Feuille de route du gouvernement
Le gouvernement affirme avoir élaboré un plan pour réduire le chômage, demandant aux citoyens de faire preuve de patience face à ce qu'il décrit comme « un processus graduel ».
Le président Ruto illustre ce point en déclarant que 400 000 jeunes ont trouvé des emplois à l'étranger, le gouvernement étant en pourparlers avec les Émirats arabes unis, les États-Unis et l'Allemagne pour créer davantage de telles opportunités.
Il a ancré son plan de création d'emplois dans le projet de logement abordable de son gouvernement, qui vise à construire des logements à travers le pays. Selon les données du gouvernement, 320 000 jeunes ont déjà été employés.
L'objectif est de doubler la main-d'œuvre dans le secteur du logement pour atteindre 600 000, y compris 4 000 stagiaires professionnels. Le président affirme également que 180 000 personnes gagnent leur vie grâce aux laboratoires numériques mis en place par le gouvernement.
Dans le secteur de l'éducation, le gouvernement affirme avoir recruté 76 000 enseignants et prévoit d'en embaucher 24 000 de plus d'ici janvier 2026.
Liste de souhaits des citoyens
« La meilleure façon pour le gouvernement de réduire le chômage des jeunes est de diminuer progressivement les impôts et d'accorder également des exonérations fiscales aux grandes entreprises ainsi qu'aux petites et moyennes entreprises. Cela signifiera que davantage de ces entreprises pourront développer leurs activités, créant ainsi des revenus pour elles-mêmes et pour d'autres », explique Wacera à TRT Afrika.

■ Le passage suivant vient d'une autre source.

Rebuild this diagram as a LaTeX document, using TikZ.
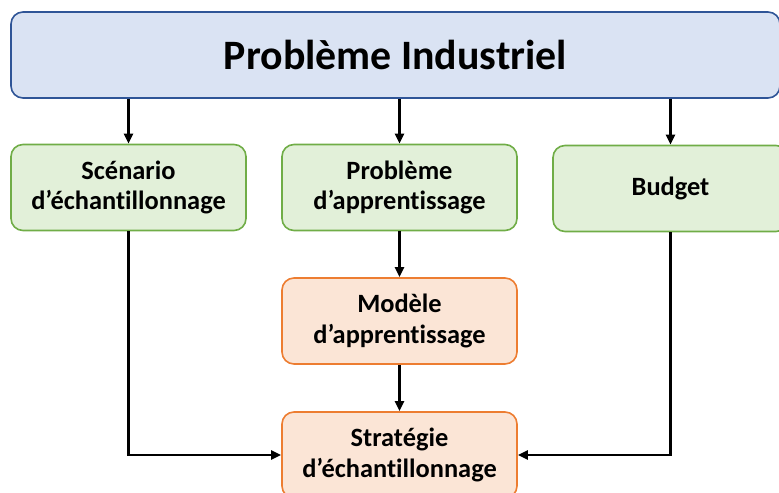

Elle avertit que l'exportation de main-d'œuvre ne fonctionne que pour un petit nombre de Kényans, et il serait préférable que les compétences soient encouragées à rester dans le pays.
« Si la fiscalité est réformée et si le gouvernement protège les citoyens contre la hausse mondiale du coût de la vie, alors nous progresserons rapidement. Le Kenya est un leader économique dans la région et sur le continent dans de nombreux secteurs. C'est seulement l'environnement favorable qui manque à nos citoyens jeunes et travailleurs », suggère Wacera.
Alors que Caroline attend que sa fille termine les trois années restantes à l'université, elle demande au gouvernement d'éliminer la perception selon laquelle « il faut avoir des relations pour obtenir un emploi ».
Elle suggère que les entreprises publiques abaissent l'âge actuel de la retraite pour donner une chance aux jeunes, qu'elles offrent des conseils et qu'elles incitent à l'auto-emploi afin d'encourager les jeunes entrepreneurs à être créatifs et innovants.
Pour l'instant, les jeunes diplômés du Kenya continuent leur veille – certains dans les amphithéâtres universitaires poursuivant des diplômes supplémentaires, d'autres dans les rues, tous espérant une percée dans un marché du travail qui a besoin d'être revitalisé.